"""
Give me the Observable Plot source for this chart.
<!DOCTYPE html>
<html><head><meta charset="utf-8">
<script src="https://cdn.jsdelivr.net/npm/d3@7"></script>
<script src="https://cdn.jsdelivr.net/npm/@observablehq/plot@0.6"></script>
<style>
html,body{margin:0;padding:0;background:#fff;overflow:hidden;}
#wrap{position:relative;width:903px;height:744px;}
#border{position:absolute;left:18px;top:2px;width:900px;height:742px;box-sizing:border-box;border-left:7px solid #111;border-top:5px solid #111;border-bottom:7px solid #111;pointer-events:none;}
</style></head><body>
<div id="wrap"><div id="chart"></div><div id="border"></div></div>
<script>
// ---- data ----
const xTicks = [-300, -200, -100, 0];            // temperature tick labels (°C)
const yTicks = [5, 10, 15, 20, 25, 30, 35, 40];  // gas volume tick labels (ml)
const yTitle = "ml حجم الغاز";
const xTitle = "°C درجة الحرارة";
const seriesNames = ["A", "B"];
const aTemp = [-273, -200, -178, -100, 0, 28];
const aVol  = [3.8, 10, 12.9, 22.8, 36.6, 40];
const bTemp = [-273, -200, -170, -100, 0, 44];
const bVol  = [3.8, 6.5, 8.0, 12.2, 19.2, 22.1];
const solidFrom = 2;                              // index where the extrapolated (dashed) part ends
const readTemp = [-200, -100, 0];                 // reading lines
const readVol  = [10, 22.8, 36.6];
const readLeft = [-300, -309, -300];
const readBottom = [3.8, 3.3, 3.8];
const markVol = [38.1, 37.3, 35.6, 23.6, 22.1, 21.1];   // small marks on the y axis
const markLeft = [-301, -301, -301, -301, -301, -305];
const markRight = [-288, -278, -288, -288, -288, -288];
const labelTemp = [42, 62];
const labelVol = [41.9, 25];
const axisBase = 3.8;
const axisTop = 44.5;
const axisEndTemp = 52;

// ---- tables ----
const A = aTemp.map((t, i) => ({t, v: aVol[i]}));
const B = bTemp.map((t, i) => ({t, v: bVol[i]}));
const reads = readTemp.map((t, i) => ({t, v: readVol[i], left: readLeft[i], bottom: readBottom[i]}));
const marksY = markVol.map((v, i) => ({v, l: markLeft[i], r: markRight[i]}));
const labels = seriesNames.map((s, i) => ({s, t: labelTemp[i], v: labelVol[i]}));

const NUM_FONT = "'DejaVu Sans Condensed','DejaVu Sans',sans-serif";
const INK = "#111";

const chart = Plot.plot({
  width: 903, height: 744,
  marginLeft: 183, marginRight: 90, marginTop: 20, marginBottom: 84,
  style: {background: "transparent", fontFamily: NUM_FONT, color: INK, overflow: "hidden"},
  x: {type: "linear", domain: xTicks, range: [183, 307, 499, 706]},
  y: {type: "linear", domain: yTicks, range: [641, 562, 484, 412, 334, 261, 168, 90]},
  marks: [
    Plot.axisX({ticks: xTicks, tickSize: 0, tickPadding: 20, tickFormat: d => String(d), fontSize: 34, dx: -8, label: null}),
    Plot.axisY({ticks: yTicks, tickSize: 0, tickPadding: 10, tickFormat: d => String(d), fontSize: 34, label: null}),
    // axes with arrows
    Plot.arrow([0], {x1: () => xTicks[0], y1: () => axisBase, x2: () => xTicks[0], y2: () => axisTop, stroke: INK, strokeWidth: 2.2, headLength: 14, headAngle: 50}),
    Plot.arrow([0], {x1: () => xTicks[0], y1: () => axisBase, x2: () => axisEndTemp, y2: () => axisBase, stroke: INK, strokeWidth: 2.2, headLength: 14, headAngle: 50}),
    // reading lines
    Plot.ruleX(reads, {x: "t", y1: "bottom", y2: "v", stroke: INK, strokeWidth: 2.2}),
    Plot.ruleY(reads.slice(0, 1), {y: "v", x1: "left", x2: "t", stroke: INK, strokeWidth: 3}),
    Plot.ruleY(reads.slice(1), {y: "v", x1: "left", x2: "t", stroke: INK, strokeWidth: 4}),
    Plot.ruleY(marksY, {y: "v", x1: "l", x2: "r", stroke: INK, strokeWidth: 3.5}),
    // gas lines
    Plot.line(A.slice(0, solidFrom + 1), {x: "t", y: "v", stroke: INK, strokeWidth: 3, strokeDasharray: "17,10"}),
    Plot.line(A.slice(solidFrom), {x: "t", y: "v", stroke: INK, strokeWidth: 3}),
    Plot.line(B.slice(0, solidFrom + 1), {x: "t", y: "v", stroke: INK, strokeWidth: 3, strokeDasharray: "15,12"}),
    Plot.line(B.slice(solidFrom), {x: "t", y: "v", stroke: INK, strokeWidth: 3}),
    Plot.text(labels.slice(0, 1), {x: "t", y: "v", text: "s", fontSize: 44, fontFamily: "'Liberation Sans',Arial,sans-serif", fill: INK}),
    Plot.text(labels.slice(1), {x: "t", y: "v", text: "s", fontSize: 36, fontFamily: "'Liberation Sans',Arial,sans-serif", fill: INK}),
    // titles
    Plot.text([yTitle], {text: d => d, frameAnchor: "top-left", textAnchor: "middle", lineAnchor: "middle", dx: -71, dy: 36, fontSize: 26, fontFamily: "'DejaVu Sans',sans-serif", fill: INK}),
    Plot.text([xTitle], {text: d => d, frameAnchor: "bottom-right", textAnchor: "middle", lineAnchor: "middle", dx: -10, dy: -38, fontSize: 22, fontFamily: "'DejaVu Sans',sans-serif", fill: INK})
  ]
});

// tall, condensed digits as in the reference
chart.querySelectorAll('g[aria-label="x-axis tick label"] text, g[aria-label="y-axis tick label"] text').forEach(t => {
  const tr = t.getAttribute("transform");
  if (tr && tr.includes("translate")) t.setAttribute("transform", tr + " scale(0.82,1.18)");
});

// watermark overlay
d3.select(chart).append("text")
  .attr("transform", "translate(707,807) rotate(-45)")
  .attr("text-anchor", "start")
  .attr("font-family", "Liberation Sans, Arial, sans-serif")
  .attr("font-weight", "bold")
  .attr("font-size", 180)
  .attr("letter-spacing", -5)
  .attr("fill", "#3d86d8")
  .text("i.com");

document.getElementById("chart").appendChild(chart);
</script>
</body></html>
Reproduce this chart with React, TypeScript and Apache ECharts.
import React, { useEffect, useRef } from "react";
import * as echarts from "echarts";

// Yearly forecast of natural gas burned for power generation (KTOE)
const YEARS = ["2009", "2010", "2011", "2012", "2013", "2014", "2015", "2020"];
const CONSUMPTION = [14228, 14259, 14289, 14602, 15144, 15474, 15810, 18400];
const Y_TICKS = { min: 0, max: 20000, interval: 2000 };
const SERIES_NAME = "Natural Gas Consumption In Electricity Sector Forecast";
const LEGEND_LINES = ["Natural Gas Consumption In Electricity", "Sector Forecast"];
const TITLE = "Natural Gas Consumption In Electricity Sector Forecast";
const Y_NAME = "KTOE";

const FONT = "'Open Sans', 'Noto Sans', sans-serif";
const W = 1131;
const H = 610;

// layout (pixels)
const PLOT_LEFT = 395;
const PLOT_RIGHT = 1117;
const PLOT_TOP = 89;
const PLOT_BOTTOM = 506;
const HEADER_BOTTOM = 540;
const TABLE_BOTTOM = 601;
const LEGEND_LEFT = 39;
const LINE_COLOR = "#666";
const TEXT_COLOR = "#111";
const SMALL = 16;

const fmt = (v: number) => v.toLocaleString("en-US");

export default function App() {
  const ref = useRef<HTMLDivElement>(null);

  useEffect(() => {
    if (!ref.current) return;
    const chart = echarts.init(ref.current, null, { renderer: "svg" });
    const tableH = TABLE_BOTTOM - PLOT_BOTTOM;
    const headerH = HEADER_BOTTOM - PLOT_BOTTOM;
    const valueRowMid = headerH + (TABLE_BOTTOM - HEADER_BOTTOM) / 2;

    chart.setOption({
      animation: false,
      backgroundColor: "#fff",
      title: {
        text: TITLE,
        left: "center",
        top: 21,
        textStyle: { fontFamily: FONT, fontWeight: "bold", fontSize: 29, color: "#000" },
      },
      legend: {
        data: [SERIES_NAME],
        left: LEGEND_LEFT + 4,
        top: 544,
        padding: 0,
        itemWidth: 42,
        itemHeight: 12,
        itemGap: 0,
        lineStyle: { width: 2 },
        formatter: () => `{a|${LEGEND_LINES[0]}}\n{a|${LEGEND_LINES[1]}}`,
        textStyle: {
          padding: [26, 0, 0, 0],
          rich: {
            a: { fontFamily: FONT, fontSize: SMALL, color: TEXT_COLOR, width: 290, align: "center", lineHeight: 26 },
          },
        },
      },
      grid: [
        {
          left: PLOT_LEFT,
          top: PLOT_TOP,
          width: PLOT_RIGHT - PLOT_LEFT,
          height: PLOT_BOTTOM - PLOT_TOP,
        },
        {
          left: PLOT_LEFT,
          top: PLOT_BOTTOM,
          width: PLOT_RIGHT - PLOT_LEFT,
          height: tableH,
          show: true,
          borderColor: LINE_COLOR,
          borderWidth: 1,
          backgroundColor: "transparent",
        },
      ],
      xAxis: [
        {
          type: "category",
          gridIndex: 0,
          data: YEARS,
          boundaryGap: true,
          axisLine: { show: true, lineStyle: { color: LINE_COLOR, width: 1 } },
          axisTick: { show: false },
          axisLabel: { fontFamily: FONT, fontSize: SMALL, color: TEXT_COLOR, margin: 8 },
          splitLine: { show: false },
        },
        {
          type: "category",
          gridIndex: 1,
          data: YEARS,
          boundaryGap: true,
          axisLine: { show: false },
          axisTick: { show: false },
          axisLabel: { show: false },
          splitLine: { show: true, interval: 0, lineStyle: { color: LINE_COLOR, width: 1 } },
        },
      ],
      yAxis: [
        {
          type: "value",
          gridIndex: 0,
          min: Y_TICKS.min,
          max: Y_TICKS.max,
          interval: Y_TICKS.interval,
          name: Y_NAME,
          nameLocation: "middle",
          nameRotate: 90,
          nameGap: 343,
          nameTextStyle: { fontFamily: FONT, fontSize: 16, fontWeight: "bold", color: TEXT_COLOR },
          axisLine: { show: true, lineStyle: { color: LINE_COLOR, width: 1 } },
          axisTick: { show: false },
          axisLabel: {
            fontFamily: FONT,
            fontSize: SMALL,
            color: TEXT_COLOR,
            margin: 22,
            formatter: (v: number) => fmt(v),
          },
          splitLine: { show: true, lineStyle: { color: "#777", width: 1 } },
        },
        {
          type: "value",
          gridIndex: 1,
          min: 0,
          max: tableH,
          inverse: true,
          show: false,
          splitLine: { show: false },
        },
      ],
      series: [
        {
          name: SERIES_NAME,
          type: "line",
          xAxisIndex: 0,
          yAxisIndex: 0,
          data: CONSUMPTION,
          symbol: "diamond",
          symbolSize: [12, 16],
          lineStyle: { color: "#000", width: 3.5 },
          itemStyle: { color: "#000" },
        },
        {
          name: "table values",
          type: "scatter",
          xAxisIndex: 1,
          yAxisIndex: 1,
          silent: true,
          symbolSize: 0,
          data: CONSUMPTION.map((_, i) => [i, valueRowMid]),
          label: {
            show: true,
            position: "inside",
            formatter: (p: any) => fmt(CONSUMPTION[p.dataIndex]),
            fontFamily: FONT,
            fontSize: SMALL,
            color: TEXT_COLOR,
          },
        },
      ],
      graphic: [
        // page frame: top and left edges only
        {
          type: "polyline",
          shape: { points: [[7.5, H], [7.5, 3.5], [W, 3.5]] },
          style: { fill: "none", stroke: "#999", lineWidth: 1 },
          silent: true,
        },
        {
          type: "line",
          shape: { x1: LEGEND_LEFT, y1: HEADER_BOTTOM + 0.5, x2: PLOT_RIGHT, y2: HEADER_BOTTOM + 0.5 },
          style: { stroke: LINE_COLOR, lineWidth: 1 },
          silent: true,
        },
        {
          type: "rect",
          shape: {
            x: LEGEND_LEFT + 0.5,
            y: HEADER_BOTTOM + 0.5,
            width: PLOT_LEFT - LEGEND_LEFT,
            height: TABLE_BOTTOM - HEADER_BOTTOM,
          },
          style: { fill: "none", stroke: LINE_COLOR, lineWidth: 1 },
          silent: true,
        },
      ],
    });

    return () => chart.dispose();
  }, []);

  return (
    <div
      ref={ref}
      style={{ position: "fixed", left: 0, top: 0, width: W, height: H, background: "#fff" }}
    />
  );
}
"""
"""
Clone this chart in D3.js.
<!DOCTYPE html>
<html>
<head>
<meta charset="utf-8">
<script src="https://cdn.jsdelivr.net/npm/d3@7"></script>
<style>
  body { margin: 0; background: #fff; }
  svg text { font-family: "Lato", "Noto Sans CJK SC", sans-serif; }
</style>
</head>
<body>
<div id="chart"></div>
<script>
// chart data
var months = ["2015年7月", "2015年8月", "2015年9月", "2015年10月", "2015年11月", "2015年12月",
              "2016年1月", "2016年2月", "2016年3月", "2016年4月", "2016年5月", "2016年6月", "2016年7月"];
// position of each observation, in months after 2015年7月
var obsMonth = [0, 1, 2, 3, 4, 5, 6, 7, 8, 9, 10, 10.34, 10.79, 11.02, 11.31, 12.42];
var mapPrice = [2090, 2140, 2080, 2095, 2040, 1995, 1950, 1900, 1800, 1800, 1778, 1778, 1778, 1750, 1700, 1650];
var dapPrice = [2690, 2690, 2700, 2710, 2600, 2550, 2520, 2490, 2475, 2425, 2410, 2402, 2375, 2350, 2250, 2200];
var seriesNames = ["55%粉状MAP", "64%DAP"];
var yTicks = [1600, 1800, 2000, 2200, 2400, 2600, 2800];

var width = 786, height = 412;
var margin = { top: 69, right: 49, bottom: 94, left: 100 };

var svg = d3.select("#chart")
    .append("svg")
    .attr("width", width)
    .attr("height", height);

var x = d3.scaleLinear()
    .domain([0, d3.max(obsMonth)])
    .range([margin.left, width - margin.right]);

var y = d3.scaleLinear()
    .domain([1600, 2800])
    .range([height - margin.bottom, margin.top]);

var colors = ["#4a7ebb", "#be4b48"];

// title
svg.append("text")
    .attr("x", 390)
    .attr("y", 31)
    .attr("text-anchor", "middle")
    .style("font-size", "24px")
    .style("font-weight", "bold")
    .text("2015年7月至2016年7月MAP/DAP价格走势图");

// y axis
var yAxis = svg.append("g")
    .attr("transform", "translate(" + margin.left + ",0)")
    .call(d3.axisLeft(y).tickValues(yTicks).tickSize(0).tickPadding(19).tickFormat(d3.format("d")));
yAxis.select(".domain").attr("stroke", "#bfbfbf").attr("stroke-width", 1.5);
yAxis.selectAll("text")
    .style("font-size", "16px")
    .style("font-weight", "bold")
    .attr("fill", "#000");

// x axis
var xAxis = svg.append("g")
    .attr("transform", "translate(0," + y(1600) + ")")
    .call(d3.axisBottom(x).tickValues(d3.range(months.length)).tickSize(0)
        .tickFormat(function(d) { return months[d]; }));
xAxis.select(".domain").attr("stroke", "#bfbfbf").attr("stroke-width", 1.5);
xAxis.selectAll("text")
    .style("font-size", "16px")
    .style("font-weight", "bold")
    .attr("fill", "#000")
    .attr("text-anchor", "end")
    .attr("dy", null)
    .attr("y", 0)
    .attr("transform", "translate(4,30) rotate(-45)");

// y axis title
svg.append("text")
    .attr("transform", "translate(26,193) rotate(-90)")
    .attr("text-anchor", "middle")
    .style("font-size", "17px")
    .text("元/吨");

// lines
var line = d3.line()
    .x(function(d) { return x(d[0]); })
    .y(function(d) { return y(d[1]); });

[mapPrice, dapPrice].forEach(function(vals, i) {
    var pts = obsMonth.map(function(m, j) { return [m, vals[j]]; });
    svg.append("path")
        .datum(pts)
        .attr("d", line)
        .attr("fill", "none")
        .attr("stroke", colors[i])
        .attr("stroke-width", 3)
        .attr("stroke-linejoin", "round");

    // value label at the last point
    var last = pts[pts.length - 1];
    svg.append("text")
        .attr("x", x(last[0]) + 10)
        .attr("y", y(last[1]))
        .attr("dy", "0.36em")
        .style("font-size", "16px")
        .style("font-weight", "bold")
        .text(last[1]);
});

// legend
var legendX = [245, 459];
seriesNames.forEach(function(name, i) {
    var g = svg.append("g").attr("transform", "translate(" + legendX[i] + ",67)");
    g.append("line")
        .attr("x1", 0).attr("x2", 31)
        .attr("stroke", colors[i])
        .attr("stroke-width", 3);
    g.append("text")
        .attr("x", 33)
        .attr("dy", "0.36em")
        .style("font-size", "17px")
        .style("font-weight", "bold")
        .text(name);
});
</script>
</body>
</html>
"""
» Written task
Find "this". Copy every line it occurs in.

» Output below
Give me the Observable Plot source for this chart.
Reproduce this chart with React, TypeScript and Apache ECharts.
Clone this chart in D3.js.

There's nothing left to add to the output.